The Industry-Focused Products and Services category raised $76.7 million in Q409 with 11 deals and $608 million throughout 2009. The funding in this segment was led by the transportation industry, which raised $33.8 million in Q409 and $362.7 million for the year, propelled by investments such as the $82.5 million in the electric car company Tesla based in San Carlos, CA.
Clean Technology Market Drivers Beyond Venture Capital
The US government continues to serve as an influential clean technology investor. Under the Section 48C Advanced Energy Manufacturing Tax Credit of the American Recovery and Reinvestment Act, $2.3 billion was recently awarded to 183 clean technology manufacturing projects in 43 states.
The US Patent and Trademark Office is further supporting government commitments to clean technology solutions by examining certain green technology applications to reduce the time required to patent these technologies by an average of one year.

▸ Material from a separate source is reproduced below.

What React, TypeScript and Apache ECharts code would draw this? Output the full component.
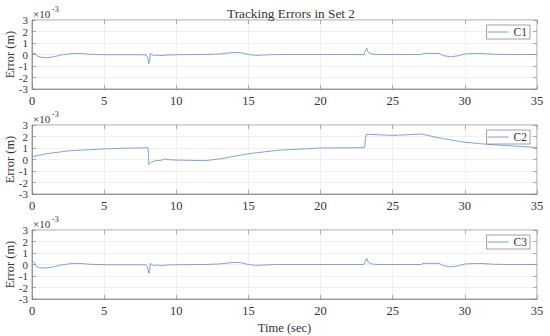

US public markets investment in clean energy totaled $2.8 billion in 2009, according to Bloomberg New Energy Finance. With capital markets showing signs of improvement, three clean technology companies recently filed to raise up to $500 million in initial public offerings, according to Thomson Reuters. The largest transaction is expected to be the offering by Solyndra, Inc., which anticipates raising $300 million.
US clean technology merger and acquisition activity reached 53 transactions with a disclosed value of $3.5 billion, according IHS Herold. Nearly half of this activity took place in Q4 2009, which saw 22 transactions with a disclosed value of $1.7 billion. One notable fourth quarter deal is the acquisition of Clipper Windpower by United Technologies Corporation for $327.4 million.